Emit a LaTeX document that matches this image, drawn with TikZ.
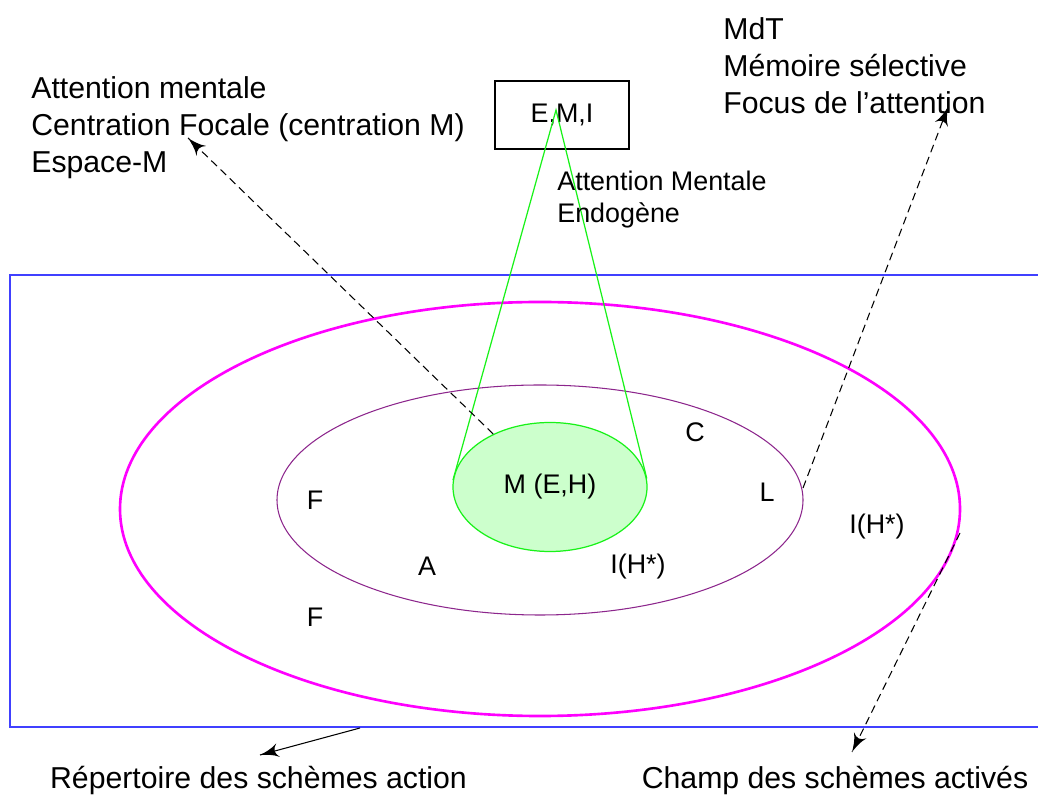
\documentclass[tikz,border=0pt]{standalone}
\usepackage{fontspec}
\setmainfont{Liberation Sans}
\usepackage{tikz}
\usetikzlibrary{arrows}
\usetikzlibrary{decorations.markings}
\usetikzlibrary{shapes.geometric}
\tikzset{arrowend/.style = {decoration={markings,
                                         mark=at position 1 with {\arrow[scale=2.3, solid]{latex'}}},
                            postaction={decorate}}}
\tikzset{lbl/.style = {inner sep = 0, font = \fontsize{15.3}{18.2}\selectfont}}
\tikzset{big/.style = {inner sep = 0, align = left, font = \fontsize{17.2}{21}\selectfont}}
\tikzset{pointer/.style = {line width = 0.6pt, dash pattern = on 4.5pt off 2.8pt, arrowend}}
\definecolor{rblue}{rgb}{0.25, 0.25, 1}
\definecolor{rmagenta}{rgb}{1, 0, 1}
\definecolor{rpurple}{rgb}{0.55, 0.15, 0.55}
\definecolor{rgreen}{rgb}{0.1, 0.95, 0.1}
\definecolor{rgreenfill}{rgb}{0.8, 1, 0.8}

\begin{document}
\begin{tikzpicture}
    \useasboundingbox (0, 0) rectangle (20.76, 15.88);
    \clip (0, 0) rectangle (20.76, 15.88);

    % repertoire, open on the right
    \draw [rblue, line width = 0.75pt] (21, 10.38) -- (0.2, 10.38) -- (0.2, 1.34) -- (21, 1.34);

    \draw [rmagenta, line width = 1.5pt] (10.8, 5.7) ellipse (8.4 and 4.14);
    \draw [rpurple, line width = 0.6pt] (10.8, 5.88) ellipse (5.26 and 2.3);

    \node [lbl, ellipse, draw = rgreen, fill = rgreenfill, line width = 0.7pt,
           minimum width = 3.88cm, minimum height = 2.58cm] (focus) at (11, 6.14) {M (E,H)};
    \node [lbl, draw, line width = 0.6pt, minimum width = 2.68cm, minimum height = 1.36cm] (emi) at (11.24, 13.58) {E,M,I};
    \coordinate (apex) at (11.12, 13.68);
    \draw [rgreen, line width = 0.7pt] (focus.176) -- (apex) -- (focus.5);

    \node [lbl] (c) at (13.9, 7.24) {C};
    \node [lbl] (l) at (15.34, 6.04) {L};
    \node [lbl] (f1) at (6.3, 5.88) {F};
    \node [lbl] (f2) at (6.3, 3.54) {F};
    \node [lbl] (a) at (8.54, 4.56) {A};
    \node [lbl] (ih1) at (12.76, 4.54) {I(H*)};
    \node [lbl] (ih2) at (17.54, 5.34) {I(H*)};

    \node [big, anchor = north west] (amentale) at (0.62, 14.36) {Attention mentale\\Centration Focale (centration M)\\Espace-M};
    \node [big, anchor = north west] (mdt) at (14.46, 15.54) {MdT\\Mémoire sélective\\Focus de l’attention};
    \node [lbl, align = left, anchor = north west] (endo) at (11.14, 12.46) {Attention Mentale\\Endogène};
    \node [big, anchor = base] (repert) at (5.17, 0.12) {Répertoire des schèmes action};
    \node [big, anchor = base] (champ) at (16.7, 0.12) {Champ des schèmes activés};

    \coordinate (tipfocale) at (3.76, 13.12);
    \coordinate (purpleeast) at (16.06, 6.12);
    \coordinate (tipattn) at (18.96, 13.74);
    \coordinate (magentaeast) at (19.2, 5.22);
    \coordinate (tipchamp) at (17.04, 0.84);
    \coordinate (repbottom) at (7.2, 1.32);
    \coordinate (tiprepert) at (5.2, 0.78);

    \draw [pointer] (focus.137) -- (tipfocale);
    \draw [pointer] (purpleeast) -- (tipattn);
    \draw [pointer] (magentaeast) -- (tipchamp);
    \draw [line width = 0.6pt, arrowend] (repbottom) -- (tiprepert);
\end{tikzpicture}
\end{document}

_What to produce_
Reproduce the material above in full and without alteration, but skip all pictures.

_Solution for this task_
Emit a LaTeX document that matches this image, drawn with TikZ.
\documentclass[tikz,border=0pt]{standalone}
\usepackage{fontspec}
\setmainfont{Liberation Sans}
\usepackage{tikz}
\usetikzlibrary{arrows}
\usetikzlibrary{decorations.markings}
\usetikzlibrary{shapes.geometric}
\tikzset{arrowend/.style = {decoration={markings,
                                         mark=at position 1 with {\arrow[scale=2.3, solid]{latex'}}},
                            postaction={decorate}}}
\tikzset{lbl/.style = {inner sep = 0, font = \fontsize{15.3}{18.2}\selectfont}}
\tikzset{big/.style = {inner sep = 0, align = left, font = \fontsize{17.2}{21}\selectfont}}
\tikzset{pointer/.style = {line width = 0.6pt, dash pattern = on 4.5pt off 2.8pt, arrowend}}
\definecolor{rblue}{rgb}{0.25, 0.25, 1}
\definecolor{rmagenta}{rgb}{1, 0, 1}
\definecolor{rpurple}{rgb}{0.55, 0.15, 0.55}
\definecolor{rgreen}{rgb}{0.1, 0.95, 0.1}
\definecolor{rgreenfill}{rgb}{0.8, 1, 0.8}

\begin{document}
\begin{tikzpicture}
    \useasboundingbox (0, 0) rectangle (20.76, 15.88);
    \clip (0, 0) rectangle (20.76, 15.88);

    % repertoire, open on the right
    \draw [rblue, line width = 0.75pt] (21, 10.38) -- (0.2, 10.38) -- (0.2, 1.34) -- (21, 1.34);

    \draw [rmagenta, line width = 1.5pt] (10.8, 5.7) ellipse (8.4 and 4.14);
    \draw [rpurple, line width = 0.6pt] (10.8, 5.88) ellipse (5.26 and 2.3);

    \node [lbl, ellipse, draw = rgreen, fill = rgreenfill, line width = 0.7pt,
           minimum width = 3.88cm, minimum height = 2.58cm] (focus) at (11, 6.14) {M (E,H)};
    \node [lbl, draw, line width = 0.6pt, minimum width = 2.68cm, minimum height = 1.36cm] (emi) at (11.24, 13.58) {E,M,I};
    \coordinate (apex) at (11.12, 13.68);
    \draw [rgreen, line width = 0.7pt] (focus.176) -- (apex) -- (focus.5);

    \node [lbl] (c) at (13.9, 7.24) {C};
    \node [lbl] (l) at (15.34, 6.04) {L};
    \node [lbl] (f1) at (6.3, 5.88) {F};
    \node [lbl] (f2) at (6.3, 3.54) {F};
    \node [lbl] (a) at (8.54, 4.56) {A};
    \node [lbl] (ih1) at (12.76, 4.54) {I(H*)};
    \node [lbl] (ih2) at (17.54, 5.34) {I(H*)};

    \node [big, anchor = north west] (amentale) at (0.62, 14.36) {Attention mentale\\Centration Focale (centration M)\\Espace-M};
    \node [big, anchor = north west] (mdt) at (14.46, 15.54) {MdT\\Mémoire sélective\\Focus de l’attention};
    \node [lbl, align = left, anchor = north west] (endo) at (11.14, 12.46) {Attention Mentale\\Endogène};
    \node [big, anchor = base] (repert) at (5.17, 0.12) {Répertoire des schèmes action};
    \node [big, anchor = base] (champ) at (16.7, 0.12) {Champ des schèmes activés};

    \coordinate (tipfocale) at (3.76, 13.12);
    \coordinate (purpleeast) at (16.06, 6.12);
    \coordinate (tipattn) at (18.96, 13.74);
    \coordinate (magentaeast) at (19.2, 5.22);
    \coordinate (tipchamp) at (17.04, 0.84);
    \coordinate (repbottom) at (7.2, 1.32);
    \coordinate (tiprepert) at (5.2, 0.78);

    \draw [pointer] (focus.137) -- (tipfocale);
    \draw [pointer] (purpleeast) -- (tipattn);
    \draw [pointer] (magentaeast) -- (tipchamp);
    \draw [line width = 0.6pt, arrowend] (repbottom) -- (tiprepert);
\end{tikzpicture}
\end{document}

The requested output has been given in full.